Multiple stashes can be made and they are stored in a stack-like structure with the newest stash at index 0.

Use git stash save <comment> to attach a message. Use git stash apply stash@{1} to attempt applying the stash to working directory. Use git pop to pop and apply the most recent stash. Both apply and stash may put git into merging state if conflicts occur.

Git File Sharing

Git archive creates a zip or tarball off of a specific commit. It also allows archiving a specific subdirectory.

Git bundle creates a package with the .git directory. It works well as an offline remote repository and can be shared via email or USB.

Git patches can be shared over email and can apply incremental changes to a repository.

Miscellaneous

When adding new files to git, the mode is a 16-bit octal value constructed from 4-bit object type - 1000 regular file, 1010 sym link, 1110 gitlink, etc; 3-bit unused 0; 9-bit unix-permissions.

Git can compress object data by grouping snapshots into packs. A pack stores the most recent snapshot in time and diffs with previous snapshots since git assumes newer commits are referenced more often than older ones. Packs are stored in the .git/objects/pack directory.
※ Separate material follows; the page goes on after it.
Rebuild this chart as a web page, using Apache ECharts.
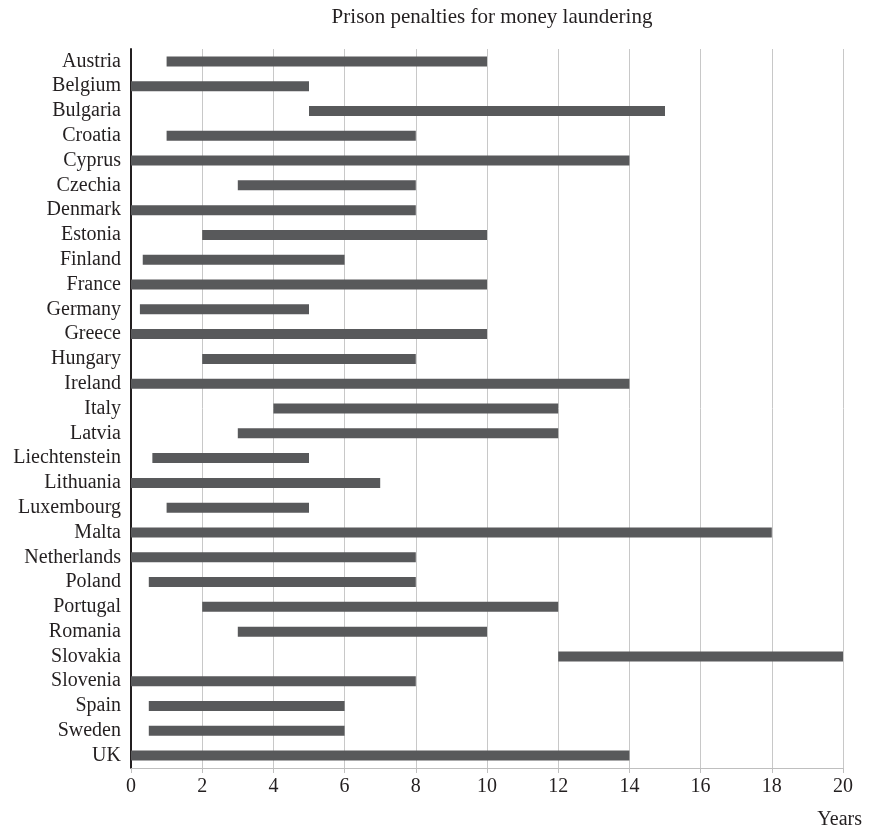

Use git gc to invoke git to compress storage and remove dangling commits.

git reset has 3 modes:

  1. soft - only updates HEAD of local repo
  2. mixed (default) - updates HEAD of local and staging area
  3. hard - HEAD of local, staging area and working directory

Git has 4 protocols for connecting to a remote repository:

  1. Local - provides shared access to directory. Clone with git clone /dir/proj/repo.git
  2. Git - needs a special daemon program that offers service on a dedicated port. It’s an all-or-none access with no authentication.
  3. SSH - needs authentication key pair setup
  4. HTTP - dumb HTTP is read-only; smart HTTP is readable and writable with authentication or anonymous access

Git subtree maintains a private copy of a repo and avoids the complexity of managing submodules.

Git hooks extends the functionality of git. They are stored in .git/hooks.

Git allows signing commits with GPG.